2x Forbidden Alchemy, 3x Think Twice, 1x Thoughtflare
I am happy with this combination of spells for my draw engine. Forbidden Alchemy is an all-star alongisde all the flashback spells and Snapcaster Mage, and Thoughtflare is almost as good as Sphinx’s Revelation when you can bin excess lands and spells with flashback. I’ve been wavering back and forth between Think Twice and Desperate Ravings. Each has its merits, but I’m erring on the side of caution and running Think Twice at the moment. This deck already has a lot of card draw and very few win conditions, so randomly discarding said win conditions can be brutal.
2x Snapcaster Mage
Originally a three-of, he’s a solid card that I found stranded in my hand one too many times for my comfort. He almost always does something and I may bump the number back up to three in the future, but he’s a two-of for now.
1x Desolate Lighthouse
This card has never been bad for me, but I would never run more than one as it becomes much, much worse in multiples and strains the mana a tad too much.
3x Cremate, 1x Slaughter Games
Cremate inevitably comes in against Reanimator and Zombies, with Slaughter Games pulling double duty against Reanimator and control. Having a cantrip answer is always preferable in a control deck, but Angel of Serenity can be a real beast against this strategy and Slaughter Games naming Angel of Serenity makes any matchup involving that card a lot easier to win.
2x Essence Scatter
As stated in my explanation for the main deck Dissipates, this deck has a problem being on the draw against Geist of Saint Traft, so boarding into Essence Scatter seems like a reasonable answer when it can also deal with Restoration Angel, Thragtusk, Angel of Serenity, or any other problematic creature in a pinch.
3x Rolling Temblor, 4x Pillar of Flame
Rolling Temblor is included in the sideboard to deal with Geist of Saint Traft (to which this deck is somewhat weak), but also serves as an answer to Selesnya Aggro and Zombies. Pillar of Flame comes in only against Zombies and Selesnya Aggro.
2x Olivia Voldaren
As previously stated, this comes in when facing down Selesnya Aggro. It can also come in against Geist of Saint Traft decks, as it stacks up reasonably well against Restoration Angel and Moorland Haunt.
Playing the Deck
As with any control deck, the key is to know what is or isn’t a threat, and properly sequence plays. There are times where it is correct to counter a planeswalker (such as when you’d need the mana up on your turn to drop a threat of your own), but sometimes it’s equally correct to let it resolve, then Dreadbore or Thundermaw Hellkite it the following turn. It all depends on which planeswalker it is, and whether or not allowing the opponent to activate any of its abilities is too threatening.

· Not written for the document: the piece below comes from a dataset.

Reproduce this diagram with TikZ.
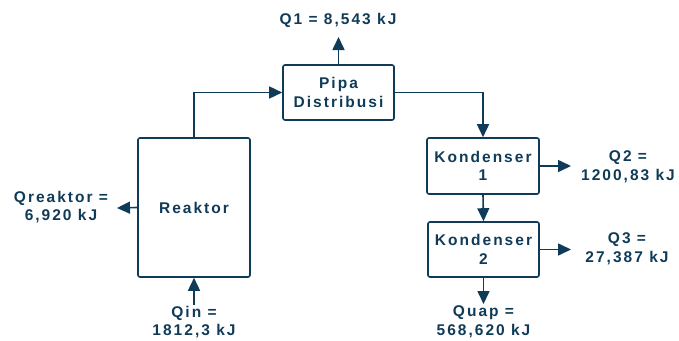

By the same token, do not run out your threats unless you know you can protect them. This deck is relatively threat-light compared to a lot of other strategies, but has the necessary tools to keep its threats on the table. The only time when you can be liberal with casting spells is after resolving a Rakdos’s Return for your opponent’s entire hand, as you will almost always be ahead of them on cards for the rest of the game and as such can lose one or two threats to their answers. Just don’t get cocky.
Jace, Architect of Thought is probably the most difficult planeswalker to play optimally outside of Liliana of the Veil and Jace, the Mind Sculptor. Against any non-black creature deck, it’s almost always right to use his +1 ability unless you have to dig for an answer, as he will buy you a nonzero amount of time while your opponent repeatedly bashes creatures into him. He is there to blunt the assault so you can force your opponent to over commit, or simply lock creature strategies down in tandem with Tamiyo. He also makes Niv-Mizzet, Dracogenius very good against most creatures in the format.
The most important part of playing control is to never get too cute with your plays. In the quarterfinals of the Grand Prix trial, my opponent was facing down a tapped Thundermaw Hellkite and Snapcaster Mage with his Tamiyo at a reasonable five loyalty. Rather than keep my Thundermaw tapped while he waited for an answer, he chose to use her -2 ability to try and dig for that answer a turn early. This ended up costing him the game, as I had a second Snapcaster in my hand to swing in for lethal on the following turn. When in doubt, always go for the safer play; it is always preferable to put yourself behind to make sure you survive another turn rather than hope your opponent doesn’t have you dead to a risky move. This deck can out-attrition most other attrition-based decks, as it has plenty to do with its mana in the late game between flashed back Forbidden Alchemies and Niv-Mizzet, Dracogenius activations.
This Standard format is far from solved, and as such this list is far from final. As the metagame continues to shift, so too must its answers. Now is the best time to be a brewer like myself; the current trend of SCG Standard Open results and Grand Prix finishes have shown that innovation is rewarded with a trophy and a write-up by Conley Woods or Patrick Chapin. Whatever your preference, make sure you know what you’re setting out to accomplish and know what obstacles lie in your way.
It’s all one big Epic Experiment; now is the time to don the white lab coats and get to work.